Other Stampfl athletes included Olympic finalists Tony Sneazwell, Alan Crawley and Merv Lincoln, in addition to Commonwealth champions Peter Bourke, Sue Howland and Judy Peckham.

==Interval Training==

Stampfl was a great proponent of the interval style of training where athletes run high-intensity distance trials followed by short recovery periods. An example could be 12 repetitions of 400 metres with a 200-metre jog between each.

Stampfl had a great rivalry with Percy Cerutty who coached the middle-distance running champion Herb Elliott. Stampfl's coaching was regarded as 'scientific' whereas Cerutty's techniques were considered more 'natural', based on 'Stotan' (a mixture of Stoic and Spartan) philosophies. As such, they – and their athletes – were seen as obvious rivals.

==Quadriplegia==

Stampfl was involved in a car accident in 1980, his sports car being hit from behind while stationary at a traffic light, and was left a quadriplegic. Despite this, he continued to coach.

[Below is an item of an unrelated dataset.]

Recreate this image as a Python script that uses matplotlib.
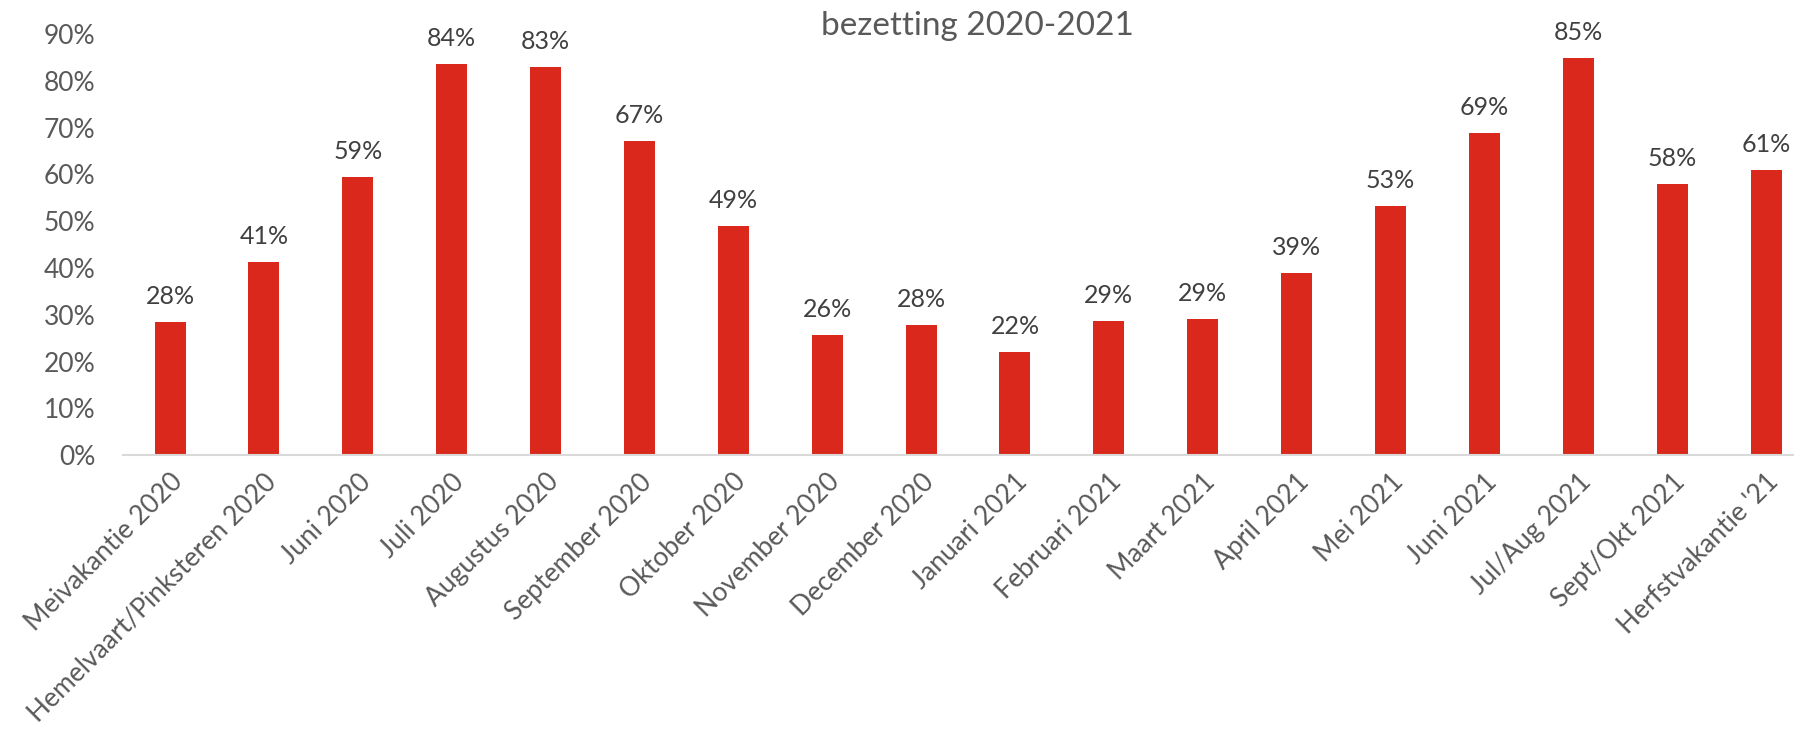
import matplotlib.pyplot as plt
import numpy as np
from matplotlib.ticker import PercentFormatter

plt.rcParams['font.family'] = ['Lato', 'DejaVu Sans']

categories = ["Meivakantie 2020", "Hemelvaart/Pinksteren 2020", "Juni 2020", "Juli 2020",
              "Augustus 2020", "September 2020", "Oktober 2020", "November 2020",
              "December 2020", "Januari 2021", "Februari 2021", "Maart 2021",
              "April 2021", "Mei 2021", "Juni 2021", "Jul/Aug 2021", "Sept/Okt 2021",
              "Herfstvakantie '21"]
bezetting = [0.284, 0.413, 0.594, 0.836, 0.829, 0.672, 0.490, 0.257, 0.278,
             0.220, 0.287, 0.291, 0.390, 0.532, 0.688, 0.848, 0.580, 0.609]

fig = plt.figure(figsize=(17.94, 7.32), dpi=100)
ax = fig.add_axes([0.0686, 0.378, 0.942, 0.5756])

x = np.arange(len(categories))
bars = ax.bar(x, bezetting, width=0.33, color='#DA291C')

for b, v in zip(bars, bezetting):
    ax.annotate(f"{round(v * 100):.0f}%", (b.get_x() + b.get_width() / 2, v),
                xytext=(0, 10), textcoords='offset points', ha='center', va='bottom',
                fontsize=18, color='#404040')

ax.set_xlim(-0.5, len(categories) - 0.5)
ax.set_ylim(0, 0.9)
ax.set_yticks(np.arange(0, 0.91, 0.1))
ax.yaxis.set_major_formatter(PercentFormatter(1.0, decimals=0))
ax.set_xticks(x)
ax.set_xticklabels(categories, rotation=45, ha='right', rotation_mode='anchor')
ax.tick_params(axis='both', length=0, labelsize=19, colors='#595959')
ax.tick_params(axis='y', pad=20)
ax.tick_params(axis='x', pad=10)

for s in ['top', 'right', 'left']:
    ax.spines[s].set_visible(False)
ax.spines['bottom'].set_color('#D9D9D9')
ax.spines['bottom'].set_linewidth(1.5)

fig.text(0.545, 0.965, "bezetting 2020-2021", ha='center', va='center',
         fontsize=24, color='#595959')

fig.savefig('out.png', dpi=100)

In the 1981 Birthday Honours, he was appointed a Member of the Most Excellent Order of the British Empire (MBE) for services to athletics.

==Quotes==
- "The possibilities in racing tactics are almost unlimited, as in a game of chess; for every move there is a counter, for every attack there is a defence... The runner's greatest asset, apart from essential fitness of body, is a cool and calculating brain allied to confidence and courage. Above all, he must have a will to win".
- "Running is an art, and every runner must be thought of as an artist."
- "If you forego this chance, would you ever forgive yourself?" - Franz Stampfl to Roger Bannister hours before the first sub-four minute mile.
- "My ideal athlete would have the mind of a poet. He would be a man with rich imagination, capable of feeling physical, mental and spiritual emotions intensely."
- "He must be a fanatic for hard work and enthusiastic enough to enjoy it. He must be ready to go beyond the point at which he feels he is going to die."